| Record set |
○ ○ ○ ○ ○ ○ ○
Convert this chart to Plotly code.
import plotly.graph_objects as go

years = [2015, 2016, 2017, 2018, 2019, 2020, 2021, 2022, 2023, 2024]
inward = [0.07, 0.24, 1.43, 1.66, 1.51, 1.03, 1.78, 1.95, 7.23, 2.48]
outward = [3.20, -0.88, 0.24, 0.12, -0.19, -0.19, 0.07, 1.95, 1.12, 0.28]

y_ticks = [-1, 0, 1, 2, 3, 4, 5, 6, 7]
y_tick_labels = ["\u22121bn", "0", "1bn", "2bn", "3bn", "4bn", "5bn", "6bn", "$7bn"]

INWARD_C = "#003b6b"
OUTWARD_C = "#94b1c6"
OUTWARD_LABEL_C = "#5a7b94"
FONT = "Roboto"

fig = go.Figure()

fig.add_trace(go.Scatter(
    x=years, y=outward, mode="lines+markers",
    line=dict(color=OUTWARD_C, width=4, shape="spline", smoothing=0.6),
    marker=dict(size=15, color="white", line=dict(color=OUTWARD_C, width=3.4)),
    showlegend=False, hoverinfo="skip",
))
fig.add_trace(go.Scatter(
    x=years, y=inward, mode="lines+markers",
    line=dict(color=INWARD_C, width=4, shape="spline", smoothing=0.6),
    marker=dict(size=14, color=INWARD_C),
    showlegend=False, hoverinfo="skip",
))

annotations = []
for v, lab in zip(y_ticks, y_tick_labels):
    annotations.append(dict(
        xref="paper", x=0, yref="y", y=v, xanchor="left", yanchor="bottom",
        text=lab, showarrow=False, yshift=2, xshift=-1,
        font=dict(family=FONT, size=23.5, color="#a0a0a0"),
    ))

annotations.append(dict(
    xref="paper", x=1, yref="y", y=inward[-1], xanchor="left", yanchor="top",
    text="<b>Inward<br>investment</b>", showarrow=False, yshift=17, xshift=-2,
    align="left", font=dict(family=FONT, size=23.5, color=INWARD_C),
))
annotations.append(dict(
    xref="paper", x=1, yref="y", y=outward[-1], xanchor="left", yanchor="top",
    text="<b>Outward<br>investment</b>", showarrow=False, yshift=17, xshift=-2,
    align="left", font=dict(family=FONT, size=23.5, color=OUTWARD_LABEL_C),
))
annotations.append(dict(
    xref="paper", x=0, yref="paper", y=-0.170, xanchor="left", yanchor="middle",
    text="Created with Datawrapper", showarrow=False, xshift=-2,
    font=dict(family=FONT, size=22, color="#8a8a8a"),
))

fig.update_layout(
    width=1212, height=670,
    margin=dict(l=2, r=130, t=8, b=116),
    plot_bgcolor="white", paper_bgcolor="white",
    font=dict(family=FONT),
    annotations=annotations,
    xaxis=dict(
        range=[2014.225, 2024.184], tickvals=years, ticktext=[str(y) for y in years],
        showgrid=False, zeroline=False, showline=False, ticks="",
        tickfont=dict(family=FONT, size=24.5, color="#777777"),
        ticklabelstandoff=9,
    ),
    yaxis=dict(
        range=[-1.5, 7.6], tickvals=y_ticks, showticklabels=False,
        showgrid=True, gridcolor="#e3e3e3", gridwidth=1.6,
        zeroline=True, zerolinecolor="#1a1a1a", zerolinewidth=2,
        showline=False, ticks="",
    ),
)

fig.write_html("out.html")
○ ○ ○ ○ ○ ○ ○
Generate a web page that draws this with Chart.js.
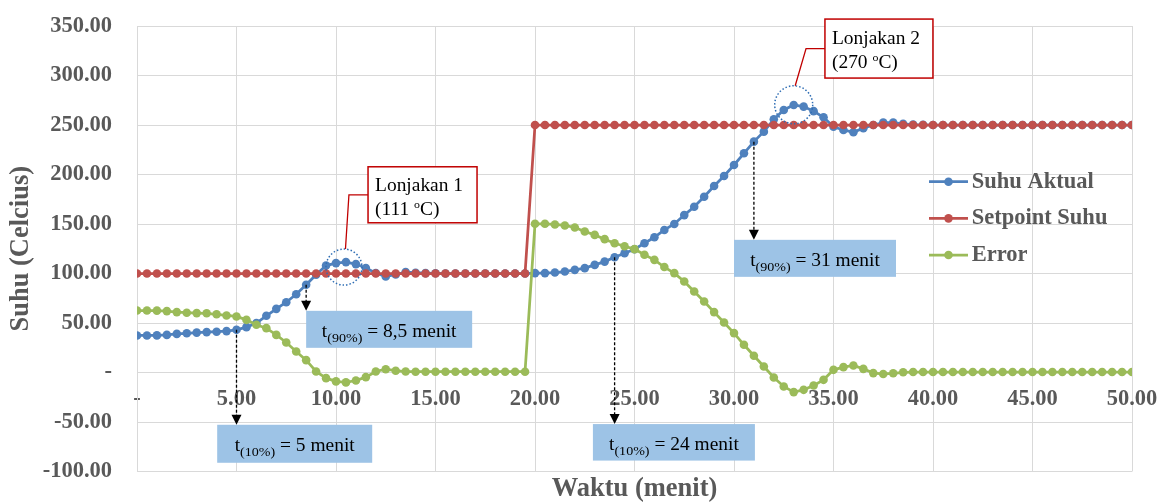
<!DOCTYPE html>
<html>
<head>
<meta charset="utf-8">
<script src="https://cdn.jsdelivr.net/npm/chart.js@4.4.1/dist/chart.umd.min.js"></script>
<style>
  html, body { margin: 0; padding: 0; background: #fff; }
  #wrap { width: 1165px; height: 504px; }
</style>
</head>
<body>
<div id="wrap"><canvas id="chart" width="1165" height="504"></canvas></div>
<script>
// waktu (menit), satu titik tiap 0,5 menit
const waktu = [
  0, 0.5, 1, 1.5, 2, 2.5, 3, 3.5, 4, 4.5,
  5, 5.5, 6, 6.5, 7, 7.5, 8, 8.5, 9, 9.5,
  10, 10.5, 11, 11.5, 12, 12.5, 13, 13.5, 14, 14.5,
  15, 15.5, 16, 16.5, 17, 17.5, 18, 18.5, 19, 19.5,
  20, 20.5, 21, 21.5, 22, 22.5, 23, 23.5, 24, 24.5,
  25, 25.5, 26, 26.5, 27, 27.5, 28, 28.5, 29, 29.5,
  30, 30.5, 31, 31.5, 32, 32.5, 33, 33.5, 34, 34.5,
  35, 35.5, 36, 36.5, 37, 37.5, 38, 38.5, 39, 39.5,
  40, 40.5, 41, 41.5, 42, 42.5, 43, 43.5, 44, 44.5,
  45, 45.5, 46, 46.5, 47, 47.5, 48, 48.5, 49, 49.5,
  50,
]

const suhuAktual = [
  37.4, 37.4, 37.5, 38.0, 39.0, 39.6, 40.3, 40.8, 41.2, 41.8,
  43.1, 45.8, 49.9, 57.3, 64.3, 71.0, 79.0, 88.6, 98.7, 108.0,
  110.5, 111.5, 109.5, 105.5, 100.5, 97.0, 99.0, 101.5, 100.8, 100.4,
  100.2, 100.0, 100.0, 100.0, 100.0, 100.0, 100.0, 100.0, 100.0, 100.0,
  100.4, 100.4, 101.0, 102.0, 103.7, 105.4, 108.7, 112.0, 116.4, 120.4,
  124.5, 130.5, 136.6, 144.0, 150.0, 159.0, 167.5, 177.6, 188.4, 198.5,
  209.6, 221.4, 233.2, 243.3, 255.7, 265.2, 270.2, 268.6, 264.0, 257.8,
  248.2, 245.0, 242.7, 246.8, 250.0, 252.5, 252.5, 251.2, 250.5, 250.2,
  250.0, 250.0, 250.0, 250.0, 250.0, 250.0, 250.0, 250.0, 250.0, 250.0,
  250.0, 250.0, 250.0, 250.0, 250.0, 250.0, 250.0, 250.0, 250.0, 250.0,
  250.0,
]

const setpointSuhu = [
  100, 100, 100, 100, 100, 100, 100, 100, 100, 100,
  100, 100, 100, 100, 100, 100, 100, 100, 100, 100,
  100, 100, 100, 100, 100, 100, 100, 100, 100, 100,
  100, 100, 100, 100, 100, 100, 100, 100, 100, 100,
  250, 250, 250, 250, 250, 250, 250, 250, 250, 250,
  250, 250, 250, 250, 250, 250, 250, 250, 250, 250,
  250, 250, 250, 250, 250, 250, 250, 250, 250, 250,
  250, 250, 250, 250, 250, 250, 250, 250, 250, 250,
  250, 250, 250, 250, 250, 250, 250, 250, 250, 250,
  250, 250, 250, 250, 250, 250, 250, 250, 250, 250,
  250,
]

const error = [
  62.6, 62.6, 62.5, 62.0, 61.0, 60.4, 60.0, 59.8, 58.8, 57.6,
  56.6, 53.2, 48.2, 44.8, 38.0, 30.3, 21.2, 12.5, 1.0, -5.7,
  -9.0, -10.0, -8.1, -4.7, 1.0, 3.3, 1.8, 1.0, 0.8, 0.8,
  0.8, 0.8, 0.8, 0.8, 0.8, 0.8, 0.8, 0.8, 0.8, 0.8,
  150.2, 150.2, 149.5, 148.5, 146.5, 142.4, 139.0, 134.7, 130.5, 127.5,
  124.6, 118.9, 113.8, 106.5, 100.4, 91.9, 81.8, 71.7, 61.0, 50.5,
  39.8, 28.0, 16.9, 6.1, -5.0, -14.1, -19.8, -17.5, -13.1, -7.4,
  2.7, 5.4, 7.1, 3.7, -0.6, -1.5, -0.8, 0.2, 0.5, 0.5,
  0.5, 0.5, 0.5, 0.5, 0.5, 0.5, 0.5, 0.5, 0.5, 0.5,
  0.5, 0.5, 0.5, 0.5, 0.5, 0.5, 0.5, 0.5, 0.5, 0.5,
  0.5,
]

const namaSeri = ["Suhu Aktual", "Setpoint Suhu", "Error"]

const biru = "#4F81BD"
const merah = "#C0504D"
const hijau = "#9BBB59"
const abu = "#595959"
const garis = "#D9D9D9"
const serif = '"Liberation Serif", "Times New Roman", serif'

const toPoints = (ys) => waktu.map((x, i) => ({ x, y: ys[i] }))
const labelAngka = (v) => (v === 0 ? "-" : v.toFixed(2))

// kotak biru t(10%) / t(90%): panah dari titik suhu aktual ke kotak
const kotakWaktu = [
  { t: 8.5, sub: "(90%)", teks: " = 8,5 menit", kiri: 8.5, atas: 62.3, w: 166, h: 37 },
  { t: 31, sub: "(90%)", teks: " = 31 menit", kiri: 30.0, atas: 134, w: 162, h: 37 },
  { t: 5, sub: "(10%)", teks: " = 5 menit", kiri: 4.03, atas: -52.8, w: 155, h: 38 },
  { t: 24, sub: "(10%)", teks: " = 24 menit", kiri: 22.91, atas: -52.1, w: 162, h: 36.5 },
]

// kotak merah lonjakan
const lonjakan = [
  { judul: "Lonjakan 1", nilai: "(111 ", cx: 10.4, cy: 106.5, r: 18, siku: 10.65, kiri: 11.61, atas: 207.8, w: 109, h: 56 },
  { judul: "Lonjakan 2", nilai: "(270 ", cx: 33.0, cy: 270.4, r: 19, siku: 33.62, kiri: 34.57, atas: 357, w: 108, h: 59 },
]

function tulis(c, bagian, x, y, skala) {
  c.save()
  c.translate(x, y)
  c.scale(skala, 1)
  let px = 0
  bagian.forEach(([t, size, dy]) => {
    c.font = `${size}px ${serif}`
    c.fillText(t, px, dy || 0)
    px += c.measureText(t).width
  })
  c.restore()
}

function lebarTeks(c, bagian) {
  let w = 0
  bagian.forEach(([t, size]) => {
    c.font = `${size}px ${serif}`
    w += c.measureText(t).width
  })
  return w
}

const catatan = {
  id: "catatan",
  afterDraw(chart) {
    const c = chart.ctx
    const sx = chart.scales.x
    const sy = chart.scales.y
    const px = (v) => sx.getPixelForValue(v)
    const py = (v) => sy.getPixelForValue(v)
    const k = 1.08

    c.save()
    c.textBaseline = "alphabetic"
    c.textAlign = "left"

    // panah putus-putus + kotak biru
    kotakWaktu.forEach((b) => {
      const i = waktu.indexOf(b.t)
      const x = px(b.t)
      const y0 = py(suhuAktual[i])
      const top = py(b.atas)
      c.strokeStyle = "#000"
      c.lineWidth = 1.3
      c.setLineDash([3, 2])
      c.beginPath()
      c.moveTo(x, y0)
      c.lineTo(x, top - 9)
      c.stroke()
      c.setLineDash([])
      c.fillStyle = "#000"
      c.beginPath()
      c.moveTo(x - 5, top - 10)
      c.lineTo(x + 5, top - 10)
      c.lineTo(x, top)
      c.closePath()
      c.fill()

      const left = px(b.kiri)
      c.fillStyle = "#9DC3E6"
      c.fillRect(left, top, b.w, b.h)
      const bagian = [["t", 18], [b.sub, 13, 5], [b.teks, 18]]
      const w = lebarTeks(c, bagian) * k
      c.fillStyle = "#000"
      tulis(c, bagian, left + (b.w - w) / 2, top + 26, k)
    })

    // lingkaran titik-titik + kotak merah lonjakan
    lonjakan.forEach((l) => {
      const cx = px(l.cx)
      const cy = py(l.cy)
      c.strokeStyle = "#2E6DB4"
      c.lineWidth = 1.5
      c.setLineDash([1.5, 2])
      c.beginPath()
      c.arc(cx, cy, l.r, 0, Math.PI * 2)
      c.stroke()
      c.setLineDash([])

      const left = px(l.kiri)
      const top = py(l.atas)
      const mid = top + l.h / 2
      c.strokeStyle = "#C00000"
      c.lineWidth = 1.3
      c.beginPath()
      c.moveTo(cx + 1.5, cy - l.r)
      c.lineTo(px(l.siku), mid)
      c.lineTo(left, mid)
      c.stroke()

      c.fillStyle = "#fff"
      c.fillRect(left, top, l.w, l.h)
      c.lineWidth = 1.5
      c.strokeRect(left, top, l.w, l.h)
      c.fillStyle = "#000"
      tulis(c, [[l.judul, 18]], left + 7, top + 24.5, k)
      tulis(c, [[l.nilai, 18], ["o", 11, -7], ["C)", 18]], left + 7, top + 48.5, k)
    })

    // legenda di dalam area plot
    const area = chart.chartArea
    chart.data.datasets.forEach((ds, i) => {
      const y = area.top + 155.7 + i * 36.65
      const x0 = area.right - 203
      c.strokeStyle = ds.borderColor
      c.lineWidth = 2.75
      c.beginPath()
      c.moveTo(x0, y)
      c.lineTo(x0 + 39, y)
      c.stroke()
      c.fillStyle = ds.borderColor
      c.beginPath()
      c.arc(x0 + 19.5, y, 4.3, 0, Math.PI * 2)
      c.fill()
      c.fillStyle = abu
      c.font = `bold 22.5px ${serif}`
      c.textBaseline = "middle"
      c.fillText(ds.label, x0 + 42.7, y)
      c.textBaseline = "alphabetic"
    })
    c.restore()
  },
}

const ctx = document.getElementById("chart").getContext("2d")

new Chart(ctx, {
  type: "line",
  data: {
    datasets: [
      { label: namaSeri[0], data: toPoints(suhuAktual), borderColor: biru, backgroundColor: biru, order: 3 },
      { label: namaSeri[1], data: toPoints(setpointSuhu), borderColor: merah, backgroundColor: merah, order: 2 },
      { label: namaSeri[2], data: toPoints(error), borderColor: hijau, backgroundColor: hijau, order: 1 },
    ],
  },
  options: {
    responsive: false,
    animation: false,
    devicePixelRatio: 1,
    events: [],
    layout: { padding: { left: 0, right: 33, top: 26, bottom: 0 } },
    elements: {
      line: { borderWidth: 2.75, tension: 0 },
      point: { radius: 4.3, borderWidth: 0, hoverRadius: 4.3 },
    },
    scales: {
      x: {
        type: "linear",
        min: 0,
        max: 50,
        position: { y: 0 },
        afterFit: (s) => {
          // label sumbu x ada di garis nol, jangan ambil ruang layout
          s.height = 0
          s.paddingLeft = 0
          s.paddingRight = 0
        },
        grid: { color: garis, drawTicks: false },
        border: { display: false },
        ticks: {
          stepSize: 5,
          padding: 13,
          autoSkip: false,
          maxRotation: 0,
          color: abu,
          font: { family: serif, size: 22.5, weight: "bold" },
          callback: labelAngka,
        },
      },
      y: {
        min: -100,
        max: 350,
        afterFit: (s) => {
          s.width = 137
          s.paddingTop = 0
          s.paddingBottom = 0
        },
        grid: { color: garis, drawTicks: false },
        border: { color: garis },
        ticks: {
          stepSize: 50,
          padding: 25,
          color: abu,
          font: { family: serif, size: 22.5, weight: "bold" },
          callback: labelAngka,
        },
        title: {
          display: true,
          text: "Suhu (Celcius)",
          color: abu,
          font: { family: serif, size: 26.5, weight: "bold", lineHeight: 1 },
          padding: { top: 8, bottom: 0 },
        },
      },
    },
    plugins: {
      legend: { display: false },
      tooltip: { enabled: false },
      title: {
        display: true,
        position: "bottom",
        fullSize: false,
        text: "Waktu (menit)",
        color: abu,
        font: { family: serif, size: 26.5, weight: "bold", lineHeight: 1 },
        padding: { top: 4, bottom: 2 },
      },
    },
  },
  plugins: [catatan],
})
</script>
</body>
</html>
○ ○ ○ ○ ○ ○ ○
| Task to complete |
Among the records above, extract exactly the lines from the line with "Convert this chart to Plotly code." to the line with "1.95, 1.12, 0.28]", both lines included, and leave out the rest.

| Complete output |
Convert this chart to Plotly code.
import plotly.graph_objects as go

years = [2015, 2016, 2017, 2018, 2019, 2020, 2021, 2022, 2023, 2024]
inward = [0.07, 0.24, 1.43, 1.66, 1.51, 1.03, 1.78, 1.95, 7.23, 2.48]
outward = [3.20, -0.88, 0.24, 0.12, -0.19, -0.19, 0.07, 1.95, 1.12, 0.28]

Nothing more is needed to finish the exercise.